Your average home filter device is unlikely to be able to filter at a fine-enough level to remove viruses from water. However, the use of multi-stage reverse osmosis and ultraviolet systems are capable of filtering to this high standard.

NSF/ANSI certification

  • Standard 58. Reverse osmosis standard.
  • Standard 244. This standard sets the minimum requirement for reducing microorganisms, bacteria, viruses, and cysts in microbiologically safe drinking water.
  • Standard 55. NSF standard for UV water treatment, able to disinfect or remove microorganisms including bacteria and viruses—or able to reduce normally occurring nuisance microorganisms.

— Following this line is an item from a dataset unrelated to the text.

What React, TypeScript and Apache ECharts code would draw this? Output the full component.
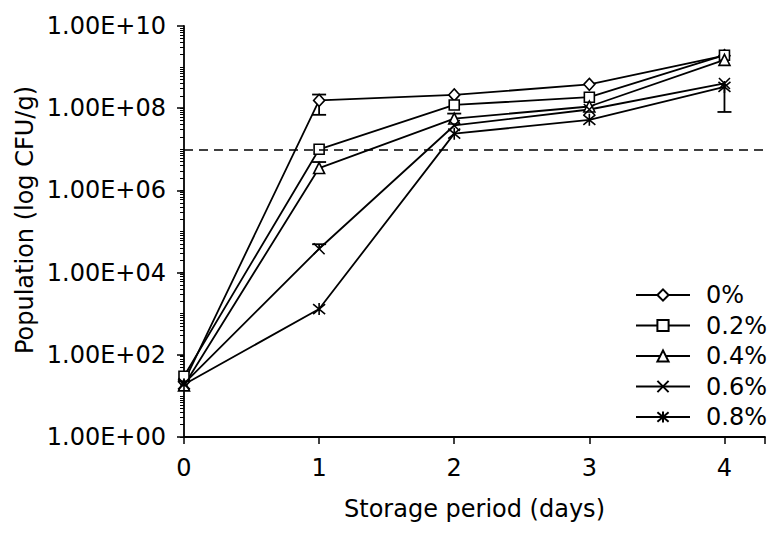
import React, { useEffect, useRef } from 'react';
import * as echarts from 'echarts';

// ---- data ----
const days = [0, 1, 2, 3, 4];
const seriesNames = ['0%', '0.2%', '0.4%', '0.6%', '0.8%'];
const pop0 = [22, 1.55e8, 2.1e8, 3.8e8, 1.9e9];
const pop02 = [30, 1.0e7, 1.2e8, 1.85e8, 1.95e9];
const pop04 = [18, 3.5e6, 5.6e7, 1.1e8, 1.5e9];
const pop06 = [20, 3.8e4, 3.8e7, 9.3e7, 4.0e8];
const pop08 = [19, 1.3e3, 2.4e7, 5.2e7, 3.3e8];
// error bars: [day, low, high]
const err0 = [[1, 6.9e7, 2.15e8]];
const err02: number[][] = [];
const err04 = [[1, 3.5e6, 4.9e6], [2, 5.6e7, 7.4e7]];
const err06 = [[1, 3.8e4, 4.9e4]];
const err08 = [[4, 8.1e7, 3.3e8]];
const threshold = 1e7;
const xTickValues = [0, 1, 2, 3, 4];
const yTickLabels = ['1.00E+00', '1.00E+02', '1.00E+04', '1.00E+06', '1.00E+08', '1.00E+10'];

const FONT = '"DejaVu Sans", Verdana, sans-serif';

const X_PATH = 'path://M0 0L10 10M10 0L0 10';
const AST_PATH = 'path://M0 0L10 10M10 0L0 10M5 -1L5 11';

export default function App() {
  const ref = useRef<HTMLDivElement>(null);
  useEffect(() => {
    if (!ref.current) return;
    const chart = echarts.init(ref.current, null, { renderer: 'svg' });
    const pops = [pop0, pop02, pop04, pop06, pop08];
    const errs = [err0, err02, err04, err06, err08];
    const symbols = ['diamond', 'rect', 'triangle', X_PATH, AST_PATH];
    const sizes = [[11, 12], 10, 11, 11, 12];

    const minorVals: number[] = [];
    for (let e = 0; e < 10; e++) for (let k = 1; k <= 9; k++) minorVals.push(k * Math.pow(10, e));

    const lineSeries = seriesNames.map((name, i) => ({
      type: 'line',
      name,
      data: days.map((d, j) => [d, pops[i][j]]),
      symbol: symbols[i],
      symbolSize: sizes[i],
      showAllSymbol: true,
      z: 3,
      lineStyle: { color: '#000', width: 1.8 },
      itemStyle: { color: '#fff', borderColor: '#000', borderWidth: 1.6 },
      emphasis: { disabled: true },
      ...(i === 0
        ? {
            markLine: {
              silent: true,
              symbol: 'none',
              label: { show: false },
              lineStyle: { color: '#000', width: 1.6, type: [9, 6] },
              data: [{ yAxis: threshold }],
            },
          }
        : {}),
    }));

    const errSeries = errs.map((er, i) => ({
      type: 'custom',
      name: 'err' + i,
      z: 2,
      data: er.map((e) => [e[0], e[1], e[2], pops[i][days.indexOf(e[0])]]),
      dimensions: ['x', 'lo', 'hi', 'mean'],
      encode: { x: 0, y: [1, 2] },
      renderItem: (params: any, api: any) => {
        const x = api.value(0);
        const lo = api.value(1);
        const hi = api.value(2);
        const m = api.value(3);
        const pLo = api.coord([x, lo]);
        const pHi = api.coord([x, hi]);
        const w = 7;
        const st = { stroke: '#000', lineWidth: 1.8 };
        const children: any[] = [
          { type: 'line', shape: { x1: pLo[0], y1: pLo[1], x2: pHi[0], y2: pHi[1] }, style: st },
        ];
        if (lo < m) children.push({ type: 'line', shape: { x1: pLo[0] - w, y1: pLo[1], x2: pLo[0] + w, y2: pLo[1] }, style: st });
        if (hi > m) children.push({ type: 'line', shape: { x1: pHi[0] - w, y1: pHi[1], x2: pHi[0] + w, y2: pHi[1] }, style: st });
        return { type: 'group', children };
      },
    }));

    chart.setOption({
      animation: false,
      backgroundColor: '#fff',
      textStyle: { fontFamily: FONT, color: '#000' },
      grid: { left: 184, top: 26, width: 581, height: 411, containLabel: false },
      xAxis: {
        type: 'value',
        min: 0,
        max: 4.3,
        interval: 1,
        name: 'Storage period (days)',
        nameLocation: 'middle',
        nameGap: 60,
        nameTextStyle: { fontSize: 24, color: '#000', fontFamily: FONT },
        axisLine: { show: true, lineStyle: { color: '#000', width: 1.8 } },
        axisTick: { show: true, length: 7, lineStyle: { color: '#000', width: 1.5 }, customValues: [...xTickValues, 4.3] },
        axisLabel: { fontSize: 24, color: '#000', fontFamily: FONT, margin: 19, customValues: xTickValues },
        splitLine: { show: false },
      },
      yAxis: [
        {
          type: 'log',
          logBase: 10,
          min: 1,
          max: 1e10,
          interval: 2,
          axisLine: { show: true, lineStyle: { color: '#000', width: 1.8 } },
          axisTick: { show: true, length: 7, lineStyle: { color: '#000', width: 1.5 } },
          axisLabel: {
            fontSize: 24,
            color: '#000',
            fontFamily: FONT,
            margin: 18,
            formatter: (v: number) => yTickLabels[Math.round(Math.log10(v) / 2)] ?? '',
          },
          splitLine: { show: false },
        },
        {
          type: 'log',
          logBase: 10,
          min: 1,
          max: 1e10,
          position: 'left',
          axisLine: { show: false },
          axisLabel: { show: false },
          splitLine: { show: false },
          axisTick: { show: true, length: 4, lineStyle: { color: '#000', width: 1 }, customValues: minorVals },
        },
      ],
      legend: {
        orient: 'vertical',
        left: 635,
        top: 283,
        padding: 0,
        data: seriesNames,
        itemWidth: 54,
        itemHeight: 14,
        itemGap: 6.5,
        selectedMode: false,
        textStyle: { fontSize: 24, color: '#000', fontFamily: FONT, lineHeight: 24, padding: [0, 0, 0, 11] },
      },
      graphic: [
        {
          type: 'text',
          x: 25,
          y: 220,
          rotation: Math.PI / 2,
          style: {
            text: 'Population (log CFU/g)',
            font: '24px ' + FONT,
            fill: '#000',
            align: 'center',
            verticalAlign: 'middle',
          },
        },
      ],
      series: [...errSeries, ...lineSeries],
    });
    return () => chart.dispose();
  }, []);
  return <div ref={ref} style={{ position: 'fixed', left: 0, top: 0, width: 782, height: 533, background: '#fff' }} />;
}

Chemicals and nonorganic compounds

Lastly, there’s a category of possible tap water contaminants that don’t count as treatment plant chemicals, nor are they are living microorganisms. These are the trace chemicals produced as a result of our modern, industrialized lifestyles, which can find their way into drinking water and stay-put—even after public filtering.

NSF/ANSI certification

  • Standard 244. This standard sets the minimum requirement for reducing microorganisms, bacteria, viruses, and cysts in microbiologically safe drinking water.
  • Standard 401. This standard is a newer NSF introduction, designed to address up to 15 individual contaminants, which have been identified in published studies as occurring in drinking water. These are:
    • Prescription medication traces such as anti-anxiety, birth-control, and beta-blockers drugs.
    • Ibuprofen and Naproxen.
    • Herbicides and Pesticides
    • DEET insect repellent.
    • BPA (a chemical compound found in some plastics and considered not safe for consumption by most bodies.)